Ils étaient une petite vingtaine d’élus autour de la table de Gérald Darmanin pour un déjeuner de travail, ce jeudi. Au menu des discussions, le projet de loi immigration qui arrive en séance publique le 6 novembre et qui divise la majorité sénatoriale de la droite et du centre, pourtant déterminée à légiférer sur ce sujet, à tel point qu’un vote n’est pas encore acquis.
Les socialistes et les Républicains déclinent
Le président du groupe LR, Bruno Retailleau avait donné consigne à ses troupes de ne pas s’y rendre. « Le texte, on doit en délibérer au Parlement et certainement pas autour d’une bonne table sous les décors lambrissés des ministères de la République », avait-il justifié. Parmi les LR, seuls François Noël Buffet et la corapporteure du texte, Muriel Jourda, étaient présents.
Du côté des socialistes, aucun élu non plus n’a répondu à l’invitation. « Le travail parlementaire se tient au Parlement et pas dans une réunion de commission des lois délocalisée dans la salle à manger du ministre de l’Intérieur », explique la vice-présidente de la commission, Marie-Pierre de la Gontrie (PS) qui rappelle qu’en début d’année, avant le report de l’examen du texte, Gérald Darmanin et Olivier Dussopt avaient rencontré les présidents de groupe séparément. « Olivier Dussopt a depuis disparu », relève-t-elle.
Et c’est bien le volet régularisation, porté à l’époque par le ministre du Travail, qui coince au sein de la majorité sénatoriale. Les groupes Républicains et centristes ne parviennent toujours pas à trouver un accord sur leur unique point de divergence : la régularisation des sans-papiers dans les métiers en tension. Le fameux article 3 qui permet à un étranger qui travaille durant au moins huit mois dans un de ces secteurs, de se voir délivrer « de plein droit » une carte de séjour temporaire. Pour LR, la mesure n’a rien à faire dans la loi et doit passer par une circulaire, au risque de créer « un appel d’air ». Le règlement viendrait modifier la circulaire Valls de 2012 qui ne permet actuellement les régularisations dans les métiers en tension que si la demande est conjointe de la part de l’employeur et du salarié.
« Il a trouvé étrange que des parlementaires souhaitent passer par un règlement »
Selon nos informations, pour Gérald Darmanin, la voie réglementaire ne signifie pas suppression de l’article 3. « Il a expliqué qu’il fallait garder au moins une partie de l’article 3 pour automatiser le renouvellement des titres de séjour des personnes qui travaillent. Même en passant par un règlement, nous avions besoin d’une accroche législative. C’était d’ailleurs le cas pour la circulaire Valls qui est inscrite dans la loi.

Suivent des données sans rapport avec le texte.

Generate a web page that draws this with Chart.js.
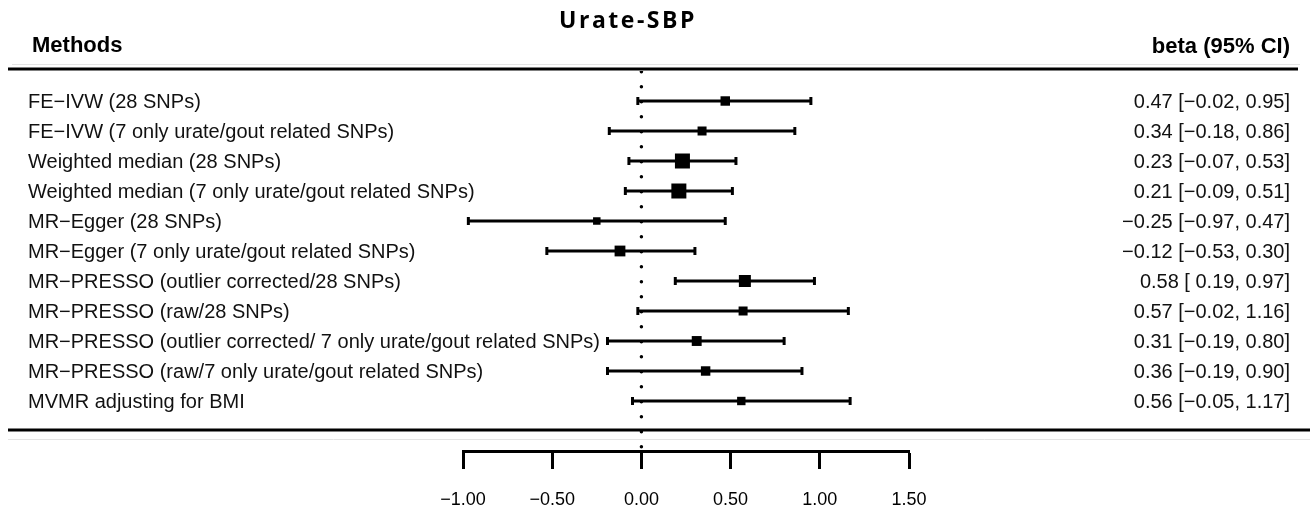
<!DOCTYPE html>
<html>
<head>
<meta charset="utf-8">
<script src="https://cdn.jsdelivr.net/npm/chart.js@4"></script>
<style>
  html, body { margin: 0; padding: 0; background: #fff; }
  #wrap { width: 1311px; height: 522px; }
</style>
</head>
<body>
<div id="wrap"><canvas id="forest" width="1311" height="522"></canvas></div>
<script>
const methods = [
  "FE\u2212IVW (28 SNPs)",
  "FE\u2212IVW (7 only urate/gout related SNPs)",
  "Weighted median (28 SNPs)",
  "Weighted median (7 only urate/gout related SNPs)",
  "MR\u2212Egger (28 SNPs)",
  "MR\u2212Egger (7 only urate/gout related SNPs)",
  "MR\u2212PRESSO (outlier corrected/28 SNPs)",
  "MR\u2212PRESSO (raw/28 SNPs)",
  "MR\u2212PRESSO (outlier corrected/ 7 only urate/gout related SNPs)",
  "MR\u2212PRESSO (raw/7 only urate/gout related SNPs)",
  "MVMR adjusting for BMI"
];
const beta  = [0.47, 0.34, 0.23, 0.21, -0.25, -0.12, 0.58, 0.57, 0.31, 0.36, 0.56];
const lower = [-0.02, -0.18, -0.07, -0.09, -0.97, -0.53, 0.19, -0.02, -0.19, -0.19, -0.05];
const upper = [0.95, 0.86, 0.53, 0.51, 0.47, 0.30, 0.97, 1.16, 0.80, 0.90, 1.17];
// relative box weights (largest = 1)
const weights = [0.63, 0.6, 1.0, 1.0, 0.5, 0.72, 0.8, 0.6, 0.66, 0.63, 0.56];
const xTicks = [-1, -0.5, 0, 0.5, 1, 1.5];

const MINUS = "\u2212";
const num = v => (v < 0 ? MINUS : "") + Math.abs(v).toFixed(2);
const ciText = i => num(beta[i]) + " [" + (lower[i] < 0 ? "" : " ") + num(lower[i]) + ", " + num(upper[i]) + "]";

const rows = methods.map((m, i) => i + 1);
const nRows = methods.length;

// CI segments, separated by gaps
const ciSegs = [];
rows.forEach((r, i) => {
  ciSegs.push({ x: lower[i], y: r }, { x: upper[i], y: r }, { x: null, y: null });
});
const whiskers = [];
rows.forEach((r, i) => { whiskers.push({ x: lower[i], y: r }, { x: upper[i], y: r }); });

const SANS = "'Liberation Sans', Arial, Helvetica, sans-serif";
const MAX_BOX = 15;

const textPlugin = {
  id: "forestText",
  afterDraw(chart) {
    const ctx = chart.ctx;
    const ys = chart.scales.y;
    ctx.save();
    ctx.fillStyle = "#000";

    // title
    ctx.font = "bold 23px 'Open Sans', sans-serif";
    ctx.letterSpacing = "2.5px";
    ctx.textAlign = "center";
    ctx.textBaseline = "alphabetic";
    ctx.fillText("Urate-SBP", 628, 28);
    ctx.letterSpacing = "0px";

    // column headers
    ctx.font = "bold 22px " + SANS;
    ctx.textBaseline = "middle";
    ctx.textAlign = "left";
    ctx.fillText("Methods", 32, 46);
    ctx.textAlign = "right";
    ctx.fillText("beta (95% CI)", 1290, 47);

    // faint rules
    ctx.strokeStyle = "#e4e4e4";
    ctx.lineWidth = 1;
    ctx.beginPath();
    ctx.moveTo(12, 64.5); ctx.lineTo(1300, 64.5);
    ctx.moveTo(8, 439.5); ctx.lineTo(1310, 439.5);
    ctx.stroke();

    // heavy rules
    ctx.strokeStyle = "#000";
    ctx.lineWidth = 3;
    ctx.beginPath();
    ctx.moveTo(8, 69); ctx.lineTo(1298, 69);
    const yb = ys.getPixelForValue(nRows + 0.97);
    ctx.moveTo(8, yb); ctx.lineTo(1310, yb);
    ctx.stroke();

    // row labels and estimates
    ctx.font = "20px " + SANS;
    ctx.fillStyle = "#111";
    rows.forEach((r, i) => {
      const y = ys.getPixelForValue(r) + 1;
      ctx.textAlign = "left";
      ctx.fillText(methods[i], 28, y);
      ctx.textAlign = "right";
      ctx.fillText(ciText(i), 1290, y);
    });
    ctx.restore();
  }
};

new Chart(document.getElementById("forest"), {
  type: "scatter",
  data: {
    datasets: [
      {
        type: "line",
        data: [{ x: 0, y: 0.024 }, { x: 0, y: 12.55 }],
        borderColor: "#000",
        borderWidth: 3.5,
        borderDash: [0, 15],
        borderCapStyle: "round",
        pointRadius: 0
      },
      {
        type: "line",
        data: ciSegs,
        borderColor: "#000",
        borderWidth: 3,
        spanGaps: false,
        pointRadius: 0
      },
      {
        data: whiskers,
        pointStyle: "line",
        rotation: 90,
        pointRadius: 4,
        pointBorderWidth: 3,
        borderColor: "#000",
        backgroundColor: "#000"
      },
      {
        data: rows.map((r, i) => ({ x: beta[i], y: r })),
        pointStyle: "rect",
        pointRadius: weights.map(w => w * MAX_BOX / Math.SQRT2),
        pointBorderWidth: 0,
        backgroundColor: "#000",
        borderColor: "#000"
      }
    ]
  },
  options: {
    responsive: false,
    animation: false,
    events: [],
    layout: { padding: { left: 463, right: 402, top: 71, bottom: 0 } },
    plugins: { legend: { display: false }, tooltip: { enabled: false }, title: { display: false } },
    scales: {
      x: {
        type: "linear",
        position: "bottom",
        min: -1,
        max: 1.5,
        afterBuildTicks: s => { s.ticks = xTicks.map(v => ({ value: v })); },
        afterFit: s => { s.height = 71; },
        ticks: {
          callback: v => num(v),
          color: "#000",
          padding: 20,
          maxRotation: 0,
          autoSkip: false,
          font: { family: SANS, size: 18 }
        },
        grid: {
          drawOnChartArea: false,
          drawTicks: true,
          tickLength: 18,
          tickWidth: 3,
          tickColor: "#000"
        },
        border: { display: true, width: 3, color: "#000" }
      },
      y: {
        type: "linear",
        display: false,
        reverse: true,
        min: 0,
        max: 12.6667
      }
    }
  },
  plugins: [textPlugin]
});
</script>
</body>
</html>
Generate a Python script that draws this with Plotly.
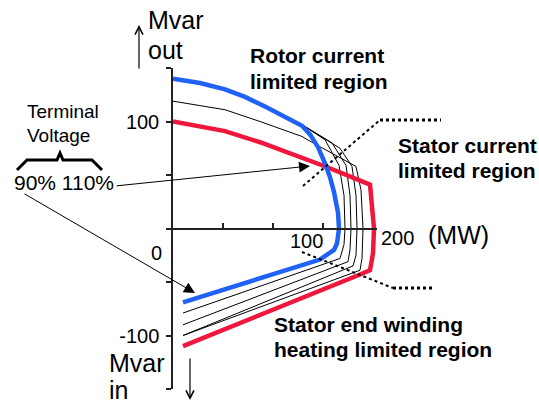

Il a trouvé étrange que des parlementaires souhaitent passer par un règlement. Surtout, il a clairement indiqué qu’en passant uniquement par un règlement, on créerait un droit opposable et on augmenterait le nombre de régularisation. Soit l’inverse de ce que veulent Les Républicains », rapporte un participant.
Un autre élu complète. « Il y aura des amendements pour adapter l’article 3 aux départements d’Outre-mer comme Mayotte ou la Guyane car, avec le taux de chômage sur place, la notion de métiers en tension n’a pas beaucoup de sens ».
Le ministre semble donc rejoindre la position des sénateurs centristes qui souhaitent, eux aussi, modifier l’article 3 comme l’expliquait le président du groupe, Hervé Marseille, hier. « L’article 3 concerne un périmètre très restreint, la restauration, l’agriculture, le bâtiment. 7 000 personnes, des gens qui travaillent, qui ne sont pas toujours en situation régulière […] Les Républicains sont d’accord avec nous pour dire qu’on peut régler tout ça par la voie d’une circulaire, en modifiant la circulaire Valls. Le seul point (de divergence) c’est qu’on puisse dire dans l’article 3, ou un autre, qu’on va changer la circulaire ».
L’article 4 pas encore enterré
En ce qui concerne l’article 4, une autre ligne rouge de la droite sénatoriale qui vise à permettre aux demandeurs d’asile de travailler dès le dépôt de leur demande de régularisation, Gérald Darmanin « aurait été moins clair » selon les dires des sénateurs. « On a compris qu’il ne serait pas contre sa suppression mais qu’il fallait quand même trouver une solution pour conserver certaines choses dans la loi, par exemple les travailleurs qui ont obtenu l’asile dans un autre pays européen et qui travaillent en France ».
« Sachez que ce n’est pas à ce déjeuner que les choses vont se résoudre », avait prévenu, mercredi, le président LR de la commission des lois du Sénat, François-Noël Buffet. Il est temps que l’examen du texte commence.